──────── DATA PROVIDED ────────

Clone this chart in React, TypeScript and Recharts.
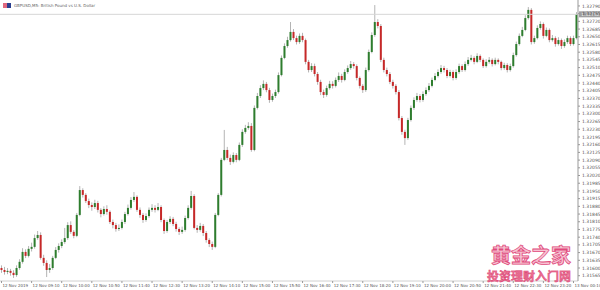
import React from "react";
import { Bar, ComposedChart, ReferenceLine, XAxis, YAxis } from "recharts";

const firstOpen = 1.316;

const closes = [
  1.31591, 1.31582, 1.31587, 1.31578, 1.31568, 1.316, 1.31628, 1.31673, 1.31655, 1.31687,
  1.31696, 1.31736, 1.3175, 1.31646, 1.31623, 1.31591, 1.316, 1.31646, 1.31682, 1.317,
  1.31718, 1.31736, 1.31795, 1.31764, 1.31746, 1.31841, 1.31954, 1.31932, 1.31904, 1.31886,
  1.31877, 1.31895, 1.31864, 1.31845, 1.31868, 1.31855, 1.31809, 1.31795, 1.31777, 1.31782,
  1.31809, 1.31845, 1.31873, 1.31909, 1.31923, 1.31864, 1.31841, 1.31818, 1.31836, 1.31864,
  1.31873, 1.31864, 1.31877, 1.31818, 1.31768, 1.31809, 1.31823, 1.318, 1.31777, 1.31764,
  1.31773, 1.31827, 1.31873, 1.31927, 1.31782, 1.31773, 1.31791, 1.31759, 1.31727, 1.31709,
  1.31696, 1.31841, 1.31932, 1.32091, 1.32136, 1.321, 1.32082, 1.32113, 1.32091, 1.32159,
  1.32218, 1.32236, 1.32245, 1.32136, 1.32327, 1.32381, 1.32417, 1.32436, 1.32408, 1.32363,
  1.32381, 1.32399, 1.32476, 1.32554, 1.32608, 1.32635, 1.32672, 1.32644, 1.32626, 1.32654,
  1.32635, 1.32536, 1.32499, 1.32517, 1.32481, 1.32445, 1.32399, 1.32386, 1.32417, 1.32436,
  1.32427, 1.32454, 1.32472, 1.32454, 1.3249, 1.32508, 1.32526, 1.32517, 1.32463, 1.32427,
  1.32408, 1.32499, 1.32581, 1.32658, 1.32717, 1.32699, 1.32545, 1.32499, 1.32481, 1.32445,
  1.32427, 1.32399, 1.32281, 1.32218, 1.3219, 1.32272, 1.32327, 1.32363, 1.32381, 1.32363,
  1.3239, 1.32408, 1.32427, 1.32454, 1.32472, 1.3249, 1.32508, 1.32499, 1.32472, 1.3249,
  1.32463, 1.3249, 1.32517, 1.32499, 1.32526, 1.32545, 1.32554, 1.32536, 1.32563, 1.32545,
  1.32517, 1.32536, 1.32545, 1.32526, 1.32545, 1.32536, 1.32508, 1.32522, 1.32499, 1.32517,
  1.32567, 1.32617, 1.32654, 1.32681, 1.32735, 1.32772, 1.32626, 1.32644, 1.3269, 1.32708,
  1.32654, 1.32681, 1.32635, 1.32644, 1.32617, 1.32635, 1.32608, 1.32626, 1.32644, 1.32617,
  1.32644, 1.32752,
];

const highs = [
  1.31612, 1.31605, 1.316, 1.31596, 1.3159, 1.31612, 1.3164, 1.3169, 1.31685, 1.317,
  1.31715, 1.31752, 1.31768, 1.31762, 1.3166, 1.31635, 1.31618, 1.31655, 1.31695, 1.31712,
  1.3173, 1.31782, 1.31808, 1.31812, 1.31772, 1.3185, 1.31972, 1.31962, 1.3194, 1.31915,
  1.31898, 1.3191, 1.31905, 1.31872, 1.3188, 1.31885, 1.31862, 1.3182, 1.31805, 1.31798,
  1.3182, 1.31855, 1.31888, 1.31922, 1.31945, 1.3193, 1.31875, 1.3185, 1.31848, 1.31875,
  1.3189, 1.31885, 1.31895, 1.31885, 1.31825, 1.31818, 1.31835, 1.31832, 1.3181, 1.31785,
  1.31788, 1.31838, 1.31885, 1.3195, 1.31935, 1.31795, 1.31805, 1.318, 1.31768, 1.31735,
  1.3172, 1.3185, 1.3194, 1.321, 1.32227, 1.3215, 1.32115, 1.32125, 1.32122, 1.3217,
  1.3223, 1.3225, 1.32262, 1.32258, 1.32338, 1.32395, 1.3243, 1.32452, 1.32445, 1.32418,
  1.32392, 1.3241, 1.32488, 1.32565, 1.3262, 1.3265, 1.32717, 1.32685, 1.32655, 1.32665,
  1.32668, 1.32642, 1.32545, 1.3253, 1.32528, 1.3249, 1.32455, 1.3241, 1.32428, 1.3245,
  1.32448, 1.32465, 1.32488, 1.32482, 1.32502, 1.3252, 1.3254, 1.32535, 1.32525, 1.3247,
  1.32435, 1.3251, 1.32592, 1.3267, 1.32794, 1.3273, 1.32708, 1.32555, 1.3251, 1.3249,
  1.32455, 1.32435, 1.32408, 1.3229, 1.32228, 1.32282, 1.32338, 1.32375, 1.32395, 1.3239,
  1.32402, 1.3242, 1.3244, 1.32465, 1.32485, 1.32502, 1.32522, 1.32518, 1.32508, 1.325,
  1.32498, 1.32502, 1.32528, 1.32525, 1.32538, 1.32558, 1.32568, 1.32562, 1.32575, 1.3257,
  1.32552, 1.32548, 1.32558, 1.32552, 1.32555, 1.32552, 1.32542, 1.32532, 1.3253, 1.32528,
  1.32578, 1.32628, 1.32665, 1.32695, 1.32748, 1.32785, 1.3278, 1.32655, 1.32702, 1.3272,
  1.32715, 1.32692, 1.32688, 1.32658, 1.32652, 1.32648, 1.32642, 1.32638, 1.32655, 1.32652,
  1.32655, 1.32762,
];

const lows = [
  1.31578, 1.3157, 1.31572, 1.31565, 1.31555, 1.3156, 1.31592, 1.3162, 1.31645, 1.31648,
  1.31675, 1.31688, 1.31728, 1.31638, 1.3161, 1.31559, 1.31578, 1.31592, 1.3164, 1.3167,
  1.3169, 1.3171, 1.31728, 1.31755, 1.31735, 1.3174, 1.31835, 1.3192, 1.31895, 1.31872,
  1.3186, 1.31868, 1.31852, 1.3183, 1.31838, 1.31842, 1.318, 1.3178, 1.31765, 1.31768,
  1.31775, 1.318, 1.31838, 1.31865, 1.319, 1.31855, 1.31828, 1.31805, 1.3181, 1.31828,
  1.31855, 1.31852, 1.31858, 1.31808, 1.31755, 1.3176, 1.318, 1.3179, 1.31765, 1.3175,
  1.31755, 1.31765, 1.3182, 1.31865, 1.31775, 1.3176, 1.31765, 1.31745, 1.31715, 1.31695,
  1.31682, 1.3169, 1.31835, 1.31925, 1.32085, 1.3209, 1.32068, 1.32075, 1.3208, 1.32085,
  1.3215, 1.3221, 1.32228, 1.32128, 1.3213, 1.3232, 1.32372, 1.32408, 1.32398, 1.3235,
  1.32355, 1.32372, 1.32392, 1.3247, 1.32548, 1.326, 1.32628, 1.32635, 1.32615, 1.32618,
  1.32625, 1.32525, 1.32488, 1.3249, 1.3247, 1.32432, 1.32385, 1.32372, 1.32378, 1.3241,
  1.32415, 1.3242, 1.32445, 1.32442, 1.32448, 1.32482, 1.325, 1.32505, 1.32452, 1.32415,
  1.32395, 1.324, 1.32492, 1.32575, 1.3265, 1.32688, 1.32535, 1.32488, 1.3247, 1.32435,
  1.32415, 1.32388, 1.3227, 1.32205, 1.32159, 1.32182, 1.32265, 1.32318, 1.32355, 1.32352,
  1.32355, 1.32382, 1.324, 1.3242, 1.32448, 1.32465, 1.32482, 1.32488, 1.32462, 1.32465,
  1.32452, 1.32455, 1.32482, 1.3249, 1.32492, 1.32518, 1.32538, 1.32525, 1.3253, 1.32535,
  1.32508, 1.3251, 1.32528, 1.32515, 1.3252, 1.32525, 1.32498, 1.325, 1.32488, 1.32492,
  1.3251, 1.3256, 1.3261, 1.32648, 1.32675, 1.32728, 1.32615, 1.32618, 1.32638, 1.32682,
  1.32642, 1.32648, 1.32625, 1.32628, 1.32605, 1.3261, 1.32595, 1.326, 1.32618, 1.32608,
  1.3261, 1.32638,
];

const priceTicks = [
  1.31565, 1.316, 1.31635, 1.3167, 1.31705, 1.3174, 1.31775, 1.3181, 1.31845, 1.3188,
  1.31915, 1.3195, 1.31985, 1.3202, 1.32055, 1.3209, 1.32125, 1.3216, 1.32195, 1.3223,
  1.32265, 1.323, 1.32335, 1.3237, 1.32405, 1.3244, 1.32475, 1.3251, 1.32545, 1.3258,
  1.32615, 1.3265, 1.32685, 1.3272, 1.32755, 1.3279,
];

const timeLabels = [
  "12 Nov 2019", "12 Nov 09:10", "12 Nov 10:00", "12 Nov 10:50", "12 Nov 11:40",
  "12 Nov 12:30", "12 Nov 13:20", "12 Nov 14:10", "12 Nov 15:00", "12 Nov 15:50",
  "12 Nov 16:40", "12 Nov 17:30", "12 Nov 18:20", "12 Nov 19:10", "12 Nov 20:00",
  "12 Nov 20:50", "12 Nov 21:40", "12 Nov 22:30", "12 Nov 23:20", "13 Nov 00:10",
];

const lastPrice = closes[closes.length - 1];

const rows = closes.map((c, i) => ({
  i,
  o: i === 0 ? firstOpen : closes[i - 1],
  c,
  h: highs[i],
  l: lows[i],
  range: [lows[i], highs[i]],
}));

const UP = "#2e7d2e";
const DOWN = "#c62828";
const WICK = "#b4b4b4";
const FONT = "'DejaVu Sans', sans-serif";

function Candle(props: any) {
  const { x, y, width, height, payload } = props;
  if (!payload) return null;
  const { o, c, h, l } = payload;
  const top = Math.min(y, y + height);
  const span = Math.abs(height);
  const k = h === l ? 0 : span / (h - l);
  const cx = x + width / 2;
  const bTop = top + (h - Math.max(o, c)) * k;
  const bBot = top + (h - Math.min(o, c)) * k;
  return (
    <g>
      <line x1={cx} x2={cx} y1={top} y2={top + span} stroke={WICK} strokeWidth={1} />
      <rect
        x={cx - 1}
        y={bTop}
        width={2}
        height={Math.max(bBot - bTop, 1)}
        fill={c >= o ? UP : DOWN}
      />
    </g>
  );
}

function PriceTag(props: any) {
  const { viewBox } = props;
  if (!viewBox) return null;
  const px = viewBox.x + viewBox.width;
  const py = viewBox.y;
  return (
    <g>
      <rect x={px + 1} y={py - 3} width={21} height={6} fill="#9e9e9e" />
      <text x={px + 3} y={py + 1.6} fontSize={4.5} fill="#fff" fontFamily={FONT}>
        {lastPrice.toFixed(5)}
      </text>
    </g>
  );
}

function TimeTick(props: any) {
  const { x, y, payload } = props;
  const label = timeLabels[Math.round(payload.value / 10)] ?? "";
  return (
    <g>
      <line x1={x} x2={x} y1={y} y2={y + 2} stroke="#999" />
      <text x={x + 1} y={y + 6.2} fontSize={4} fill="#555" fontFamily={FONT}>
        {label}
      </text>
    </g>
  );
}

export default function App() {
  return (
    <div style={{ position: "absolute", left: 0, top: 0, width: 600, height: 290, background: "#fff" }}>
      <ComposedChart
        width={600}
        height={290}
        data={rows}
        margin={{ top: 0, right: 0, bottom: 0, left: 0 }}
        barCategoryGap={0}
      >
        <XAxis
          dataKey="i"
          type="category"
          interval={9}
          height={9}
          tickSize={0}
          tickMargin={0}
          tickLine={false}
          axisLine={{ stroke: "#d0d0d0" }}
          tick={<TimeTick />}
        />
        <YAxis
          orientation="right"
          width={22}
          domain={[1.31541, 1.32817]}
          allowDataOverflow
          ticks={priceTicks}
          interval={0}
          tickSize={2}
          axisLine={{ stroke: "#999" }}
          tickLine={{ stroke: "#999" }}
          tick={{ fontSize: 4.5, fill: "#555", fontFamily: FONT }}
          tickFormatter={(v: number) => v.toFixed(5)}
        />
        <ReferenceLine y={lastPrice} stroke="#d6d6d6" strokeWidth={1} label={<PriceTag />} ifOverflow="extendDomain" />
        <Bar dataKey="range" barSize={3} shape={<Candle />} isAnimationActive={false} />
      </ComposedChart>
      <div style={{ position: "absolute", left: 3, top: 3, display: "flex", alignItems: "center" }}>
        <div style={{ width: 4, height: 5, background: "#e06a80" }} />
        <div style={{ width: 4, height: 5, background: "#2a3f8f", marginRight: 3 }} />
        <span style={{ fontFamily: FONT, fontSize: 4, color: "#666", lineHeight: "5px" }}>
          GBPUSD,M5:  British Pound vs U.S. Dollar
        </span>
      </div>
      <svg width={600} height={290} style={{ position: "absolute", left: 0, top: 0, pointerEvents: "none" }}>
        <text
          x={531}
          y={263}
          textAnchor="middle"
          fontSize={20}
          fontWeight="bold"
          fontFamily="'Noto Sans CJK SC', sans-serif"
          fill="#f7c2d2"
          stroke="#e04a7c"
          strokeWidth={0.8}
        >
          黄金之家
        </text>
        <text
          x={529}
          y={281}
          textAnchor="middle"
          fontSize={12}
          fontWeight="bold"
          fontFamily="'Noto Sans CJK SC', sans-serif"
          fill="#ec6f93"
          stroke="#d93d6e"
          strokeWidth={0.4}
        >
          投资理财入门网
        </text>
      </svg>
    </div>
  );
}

────────

Pictures excluded, repeat exactly the lines from the top of the material through the line with "const firstOpen = 1.316;", including both of those lines.

▶ _RESPONSE TO THIS EXERCISE_
Clone this chart in React, TypeScript and Recharts.
import React from "react";
import { Bar, ComposedChart, ReferenceLine, XAxis, YAxis } from "recharts";

const firstOpen = 1.316;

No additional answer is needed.